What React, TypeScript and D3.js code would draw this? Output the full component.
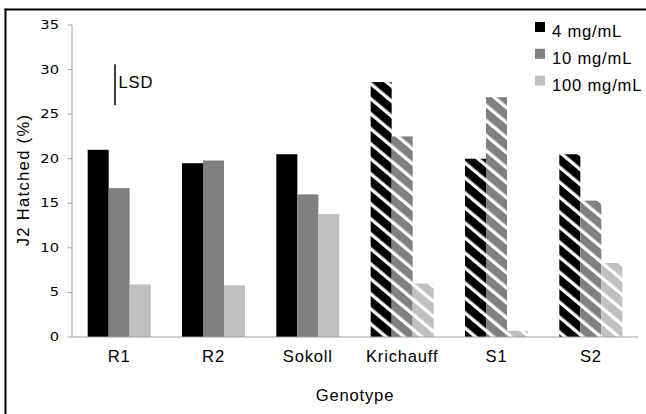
import React from "react";
import * as d3 from "d3";

// Genotypes and hatch percentages per concentration
const categories = ["R1", "R2", "Sokoll", "Krichauff", "S1", "S2"];
const conc4 = [21.0, 19.5, 20.5, 28.6, 20.0, 20.5];
const conc10 = [16.7, 19.8, 16.0, 22.5, 26.9, 15.3];
const conc100 = [5.9, 5.8, 13.8, 6.0, 0.7, 8.3];
const hatchedGenotypes = ["Krichauff", "S1", "S2"];
const seriesNames = ["4 mg/mL", "10 mg/mL", "100 mg/mL"];
const seriesColors = ["#000000", "#808080", "#c0c0c0"];
const yTicks = [0, 5, 10, 15, 20, 25, 30, 35];
const lsdBase = 26.0;
const lsdValue = 4.6;

const W = 646;
const H = 414;
const FONT = "'Liberation Sans', Arial, sans-serif";
const FS = 16.6;
const LS = 0.8;

export default function App() {
  const y = d3.scaleLinear().domain([0, 35]).range([337, 25]);
  const x = d3
    .scaleBand<string>()
    .domain(categories)
    .range([72, 638])
    .paddingInner(0.332)
    .paddingOuter(0.166);
  const xs = d3.scaleBand<string>().domain(seriesNames).range([0, x.bandwidth()]);
  const series = [conc4, conc10, conc100];

  return (
    <svg
      width={W}
      height={H}
      style={{ position: "absolute", left: 0, top: 0, background: "#fff" }}
    >
      <defs>
        {seriesColors.map((c, i) => (
          <pattern
            key={c}
            id={`hatch${i}`}
            patternUnits="userSpaceOnUse"
            width={40}
            height={11.5}
            patternTransform="rotate(40)"
          >
            <rect width={40} height={11.5} fill={c} />
            <rect y={8.2} width={40} height={3.3} fill="#ffffff" />
          </pattern>
        ))}
      </defs>

      {/* outer frame: only the left and top edges fall inside the view */}
      <line x1={5.5} x2={5.5} y1={8.5} y2={H} stroke="#000" strokeWidth={2} />
      <line x1={4.5} x2={W} y1={9.5} y2={9.5} stroke="#000" strokeWidth={2} />

      {/* y axis */}
      <line x1={72} x2={72} y1={y(35)} y2={y(0)} stroke="#a0a0a0" strokeWidth={1} />
      {yTicks.map((t) => (
        <g key={t}>
          <line x1={67.5} x2={72} y1={y(t)} y2={y(t)} stroke="#a0a0a0" />
          <text
            transform={`translate(59, ${y(t)}) scale(1.28, 1)`}
            dy="0.35em"
            textAnchor="end"
            fontFamily="'DejaVu Sans', Verdana, sans-serif"
            fontSize={11.5}
            fill="#000"
          >
            {t}
          </text>
        </g>
      ))}

      {/* bars */}
      {categories.map((cat, ci) => (
        <g key={cat}>
          {series.map((vals, si) => {
            const x0 = (x(cat) ?? 0) + (xs(seriesNames[si]) ?? 0);
            const hatched = hatchedGenotypes.includes(cat);
            return (
              <rect
                key={si}
                x={x0}
                y={y(vals[ci])}
                width={xs.bandwidth()}
                height={y(0) - y(vals[ci])}
                fill={hatched ? `url(#hatch${si})` : seriesColors[si]}
              />
            );
          })}
          <text
            x={(x(cat) ?? 0) + x.bandwidth() / 2}
            y={362}
            textAnchor="middle"
            fontFamily={FONT}
            fontSize={FS}
            letterSpacing={LS}
            fill="#000"
          >
            {cat}
          </text>
        </g>
      ))}

      {/* x axis */}
      <line x1={72} x2={638} y1={y(0)} y2={y(0)} stroke="#a0a0a0" strokeWidth={1} />

      {/* LSD bar */}
      <line x1={115} x2={115} y1={y(lsdBase + lsdValue)} y2={y(lsdBase)} stroke="#000" strokeWidth={1.5} />
      <text x={118.5} y={87.5} fontFamily={FONT} fontSize={FS} letterSpacing={LS} fill="#000">
        LSD
      </text>

      {/* legend */}
      {seriesNames.map((n, i) => (
        <g key={n} transform={`translate(535, ${22 + i * 26.8})`}>
          <rect width={10} height={10} fill={seriesColors[i]} />
          <text x={17} y={15} fontFamily={FONT} fontSize={FS} letterSpacing={LS} fill="#000">
            {n}
          </text>
        </g>
      ))}

      {/* axis titles */}
      <text
        x={355}
        y={401}
        textAnchor="middle"
        fontFamily={FONT}
        fontSize={FS}
        letterSpacing={LS}
        fill="#000"
      >
        Genotype
      </text>
      <text
        transform={`translate(29, ${180}) rotate(-90)`}
        textAnchor="middle"
        fontFamily={FONT}
        fontSize={FS}
        letterSpacing={1.3}
        fill="#000"
      >
        J2 Hatched (%)
      </text>
    </svg>
  );
}
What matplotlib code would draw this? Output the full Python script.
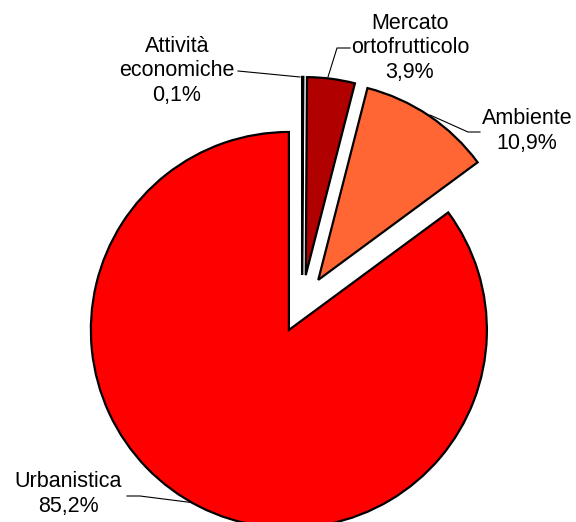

Problem description ▸
Reproduce the material above verbatim; omit every picture.

Correct output ▸
What React, TypeScript and D3.js code would draw this? Output the full component.
import React from "react";
import * as d3 from "d3";

// Genotypes and hatch percentages per concentration
const categories = ["R1", "R2", "Sokoll", "Krichauff", "S1", "S2"];
const conc4 = [21.0, 19.5, 20.5, 28.6, 20.0, 20.5];
const conc10 = [16.7, 19.8, 16.0, 22.5, 26.9, 15.3];
const conc100 = [5.9, 5.8, 13.8, 6.0, 0.7, 8.3];
const hatchedGenotypes = ["Krichauff", "S1", "S2"];
const seriesNames = ["4 mg/mL", "10 mg/mL", "100 mg/mL"];
const seriesColors = ["#000000", "#808080", "#c0c0c0"];
const yTicks = [0, 5, 10, 15, 20, 25, 30, 35];
const lsdBase = 26.0;
const lsdValue = 4.6;

const W = 646;
const H = 414;
const FONT = "'Liberation Sans', Arial, sans-serif";
const FS = 16.6;
const LS = 0.8;

export default function App() {
  const y = d3.scaleLinear().domain([0, 35]).range([337, 25]);
  const x = d3
    .scaleBand<string>()
    .domain(categories)
    .range([72, 638])
    .paddingInner(0.332)
    .paddingOuter(0.166);
  const xs = d3.scaleBand<string>().domain(seriesNames).range([0, x.bandwidth()]);
  const series = [conc4, conc10, conc100];

  return (
    <svg
      width={W}
      height={H}
      style={{ position: "absolute", left: 0, top: 0, background: "#fff" }}
    >
      <defs>
        {seriesColors.map((c, i) => (
          <pattern
            key={c}
            id={`hatch${i}`}
            patternUnits="userSpaceOnUse"
            width={40}
            height={11.5}
            patternTransform="rotate(40)"
          >
            <rect width={40} height={11.5} fill={c} />
            <rect y={8.2} width={40} height={3.3} fill="#ffffff" />
          </pattern>
        ))}
      </defs>

      {/* outer frame: only the left and top edges fall inside the view */}
      <line x1={5.5} x2={5.5} y1={8.5} y2={H} stroke="#000" strokeWidth={2} />
      <line x1={4.5} x2={W} y1={9.5} y2={9.5} stroke="#000" strokeWidth={2} />

      {/* y axis */}
      <line x1={72} x2={72} y1={y(35)} y2={y(0)} stroke="#a0a0a0" strokeWidth={1} />
      {yTicks.map((t) => (
        <g key={t}>
          <line x1={67.5} x2={72} y1={y(t)} y2={y(t)} stroke="#a0a0a0" />
          <text
            transform={`translate(59, ${y(t)}) scale(1.28, 1)`}
            dy="0.35em"
            textAnchor="end"
            fontFamily="'DejaVu Sans', Verdana, sans-serif"
            fontSize={11.5}
            fill="#000"
          >
            {t}
          </text>
        </g>
      ))}

      {/* bars */}
      {categories.map((cat, ci) => (
        <g key={cat}>
          {series.map((vals, si) => {
            const x0 = (x(cat) ?? 0) + (xs(seriesNames[si]) ?? 0);
            const hatched = hatchedGenotypes.includes(cat);
            return (
              <rect
                key={si}
                x={x0}
                y={y(vals[ci])}
                width={xs.bandwidth()}
                height={y(0) - y(vals[ci])}
                fill={hatched ? `url(#hatch${si})` : seriesColors[si]}
              />
            );
          })}
          <text
            x={(x(cat) ?? 0) + x.bandwidth() / 2}
            y={362}
            textAnchor="middle"
            fontFamily={FONT}
            fontSize={FS}
            letterSpacing={LS}
            fill="#000"
          >
            {cat}
          </text>
        </g>
      ))}

      {/* x axis */}
      <line x1={72} x2={638} y1={y(0)} y2={y(0)} stroke="#a0a0a0" strokeWidth={1} />

      {/* LSD bar */}
      <line x1={115} x2={115} y1={y(lsdBase + lsdValue)} y2={y(lsdBase)} stroke="#000" strokeWidth={1.5} />
      <text x={118.5} y={87.5} fontFamily={FONT} fontSize={FS} letterSpacing={LS} fill="#000">
        LSD
      </text>

      {/* legend */}
      {seriesNames.map((n, i) => (
        <g key={n} transform={`translate(535, ${22 + i * 26.8})`}>
          <rect width={10} height={10} fill={seriesColors[i]} />
          <text x={17} y={15} fontFamily={FONT} fontSize={FS} letterSpacing={LS} fill="#000">
            {n}
          </text>
        </g>
      ))}

      {/* axis titles */}
      <text
        x={355}
        y={401}
        textAnchor="middle"
        fontFamily={FONT}
        fontSize={FS}
        letterSpacing={LS}
        fill="#000"
      >
        Genotype
      </text>
      <text
        transform={`translate(29, ${180}) rotate(-90)`}
        textAnchor="middle"
        fontFamily={FONT}
        fontSize={FS}
        letterSpacing={1.3}
        fill="#000"
      >
        J2 Hatched (%)
      </text>
    </svg>
  );
}
What matplotlib code would draw this? Output the full Python script.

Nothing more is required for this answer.